Scientists create 'guided chemotherapy missiles' that target cancer cells and spare healthy ones

There's a good, bad and ugly to cancer chemotherapy. The good is that the drugs do often effectively kill cancer cells. The bad is that the drugs also damage other quickly dividing cells in the body, causing side effects ranging from cosmetic, like hair loss, to disabling.

The ugly occurs when the drug dose needed to kill a tumor is more than what a person's body can handle. This might happen if the tumor doesn't have much of a blood supply and very little of the drug, which is delivered through the bloodstream, can get in. A dose high enough to infiltrate the tumor could be deadly to other cells in the body. Some recently approved therapies get around this problem using antibodies to deliver a drug directly to tumors, bypassing healthy cells and possibly overcoming some of the uglier aspects of cancer chemotherapy.
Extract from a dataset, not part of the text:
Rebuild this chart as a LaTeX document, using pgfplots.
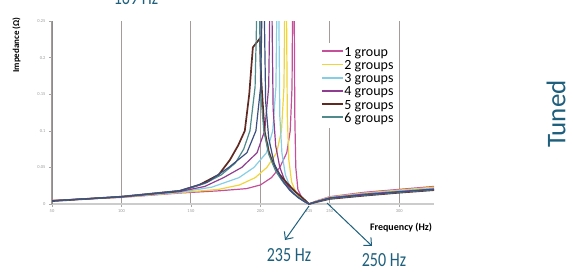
\documentclass[border=0pt]{standalone}
\usepackage{fontspec}
\setmainfont{Carlito}
\newfontfamily\condfont[FakeStretch=0.8]{Carlito}
\usepackage{pgfplots}
\pgfplotsset{compat=1.18}
\usetikzlibrary{arrows.meta}
\definecolor{cA}{HTML}{C4509A}
\definecolor{cB}{HTML}{F0D43C}
\definecolor{cC}{HTML}{86CDE6}
\definecolor{cD}{HTML}{8E3D91}
\definecolor{cE}{HTML}{5E2A22}
\definecolor{cF}{HTML}{4F8A8C}
\definecolor{cG}{HTML}{3C4F80}
\definecolor{annot}{HTML}{1D5F7C}
\definecolor{gridc}{HTML}{A39C97}
\definecolor{ticklab}{HTML}{9A9A9A}
\begin{document}
\begin{tikzpicture}
\path[use as bounding box] (0pt,0pt) rectangle (573pt,271pt);
\clip (0pt,0pt) rectangle (573pt,271pt);
\begin{axis}[
  at={(52pt,67pt)}, anchor=south west,
  scale only axis, width=382pt, height=183pt,
  xmin=50, xmax=325, ymin=0, ymax=0.25,
  axis x line*=bottom, axis y line*=left,
  x axis line style={draw=black!20, line width=1.4pt},
  y axis line style={draw=black!45, line width=0.9pt},
  xtick={50,100,150,200,250,300},
  xticklabels={50,100,150,200,250,300},
  ytick={0,0.05,0.1,0.15,0.2,0.25},
  yticklabels={0,0.05,0.1,0.15,0.2,0.25},
  scaled y ticks=false,
  extra x ticks={235},
  extra x tick labels={235},
  extra x tick style={grid=none, tick style={draw=none}, tick label style={text=cyan!50}},
  xmajorgrids, grid style={draw=gridc, line width=1.1pt},
  tick align=outside, major tick length=3pt,
  tick style={draw=black!35, line width=0.6pt},
  /pgf/number format/assume math mode=true,
  x tick label style={font=\fontsize{4.5}{5}\selectfont, text=ticklab, yshift=1pt},
  y tick label style={font=\fontsize{4.5}{5}\selectfont, text=ticklab},
  legend style={at={(0.696,0.880)}, anchor=north west, draw=none, fill=white,
    font=\fontsize{14}{13}\selectfont, inner xsep=3pt, inner ysep=3pt,
    row sep=0pt, cells={anchor=west},
    nodes={inner sep=0.6pt, text height=9.5pt, text depth=2.5pt}},
  legend image code/.code={\draw[#1, line width=1.8pt] (0pt,1.5pt) -- (21pt,1.5pt);},
]
\addplot[cA, line width=1.2pt] coordinates {(50,0.005)(100,0.009)(142,0.015)(170,0.018)(190,0.021)(200,0.026)(208,0.036)(214,0.05)(219,0.07)(221.5,0.1)(222.8,0.16)(223.4,0.32)(224.2,0.32)(224.8,0.12)(225.5,0.05)(227,0.02)(230,0.008)(235,0)(240,0.004)(250,0.01)(275,0.016)(300,0.02)(325,0.024)};
\addlegendentry{1 group}
\addplot[cB, line width=1.2pt] coordinates {(50,0.0048)(100,0.0093)(142,0.0155)(170,0.02)(185,0.026)(196.3,0.036)(204.7,0.05)(211.7,0.07)(215.2,0.1)(217,0.16)(217.8,0.32)(218.6,0.32)(219.4,0.12)(220.5,0.06)(222.5,0.03)(226,0.014)(230,0.006)(235,0)(240,0.0037)(250,0.0095)(275,0.015)(300,0.019)(325,0.023)};
\addlegendentry{2 groups}
\addplot[cC, line width=1.2pt] coordinates {(50,0.0045)(100,0.0095)(142,0.016)(165,0.023)(184.6,0.036)(195.4,0.05)(204.4,0.07)(208.9,0.1)(211.2,0.16)(212.25,0.32)(213,0.32)(214,0.12)(215.5,0.07)(218,0.04)(222,0.02)(227,0.009)(231,0.004)(235,0)(240,0.0034)(250,0.009)(275,0.0142)(300,0.018)(325,0.0215)};
\addlegendentry{3 groups}
\addplot[cD, line width=1.2pt] coordinates {(50,0.0045)(100,0.0098)(142,0.017)(160,0.024)(173.5,0.036)(186.6,0.05)(197.6,0.07)(203.1,0.1)(206,0.16)(207.2,0.32)(208,0.32)(209.2,0.13)(211,0.08)(214,0.05)(218,0.03)(223,0.016)(228,0.008)(232,0.003)(235,0)(240,0.0031)(250,0.0085)(275,0.0135)(300,0.017)(325,0.0205)};
\addlegendentry{4 groups}
\addplot[cE, line width=1.7pt] coordinates {(50,0.004)(100,0.01)(142,0.018)(156,0.026)(170,0.04)(178,0.06)(184,0.08)(188.8,0.1)(192,0.15)(194.6,0.214)(199.6,0.226)(200.6,0.17)(203,0.1)(206,0.072)(209,0.056)(214,0.04)(219,0.029)(225,0.017)(230.6,0.008)(235,0)(240,0.0025)(250,0.007)(275,0.0115)(300,0.0155)(325,0.019)};
\addlegendentry{5 groups}
\addplot[cF, line width=1.2pt] coordinates {(50,0.0042)(100,0.01)(142,0.018)(160,0.028)(172,0.04)(182,0.056)(188,0.075)(192.5,0.1)(196.2,0.16)(198.1,0.32)(198.9,0.32)(200.3,0.15)(202.5,0.1)(206,0.068)(211,0.045)(217,0.028)(224,0.014)(230,0.006)(235,0)(240,0.0027)(250,0.0075)(275,0.012)(300,0.016)(325,0.0195)};
\addlegendentry{6 groups}
\addplot[cG, line width=1.2pt, forget plot] coordinates {(50,0.0043)(100,0.01)(142,0.018)(162,0.03)(177.3,0.05)(190.3,0.07)(196.8,0.1)(200.2,0.16)(201.65,0.32)(202.4,0.32)(203.8,0.14)(206,0.09)(210,0.055)(215,0.035)(221,0.019)(227,0.009)(232,0.003)(235,0)(240,0.0028)(250,0.008)(275,0.0125)(300,0.0165)(325,0.02)};
\end{axis}
\begin{scope}[x=1pt,y=1pt]
\node[text=annot, font=\condfont\fontsize{20}{20}\selectfont] at (289,16) {235 Hz};
\node[text=annot, font=\condfont\fontsize{20}{20}\selectfont] at (384,11) {250 Hz};
\node[text=annot, font=\condfont\fontsize{20}{20}\selectfont] at (136,273.5) {169 Hz};
\draw[annot, line width=1pt, -{Straight Barb[length=6pt,width=11pt]}] (309,65) -- (285,31);
\draw[annot, line width=1pt, -{Straight Barb[length=6pt,width=11pt]}] (327,68) -- (372,25);
\node[text=annot, rotate=90, font=\fontsize{27}{27}\selectfont] at (556,157) {Tuned};
\node[rotate=90, font=\bfseries\fontsize{9}{9}\selectfont] at (16.5,226) {Impedance (Ω)};
\node[font=\bfseries\fontsize{10}{10}\selectfont] at (401,43) {Frequency (Hz)};
\end{scope}
\end{tikzpicture}
\end{document}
Now Jennifer Cochran, associate professor of bioengineering, has built on this antibody approach using an engineered protein rather than an antibody to direct the drug to the tumor. Although the two techniques are conceptually similar, the specialized protein has the potential advantage of being able to pass through the barrier that protects the brain, thereby being able to treat brain tumors. It is also smaller than the antibody and might be able to reach dense tumors with little blood supply.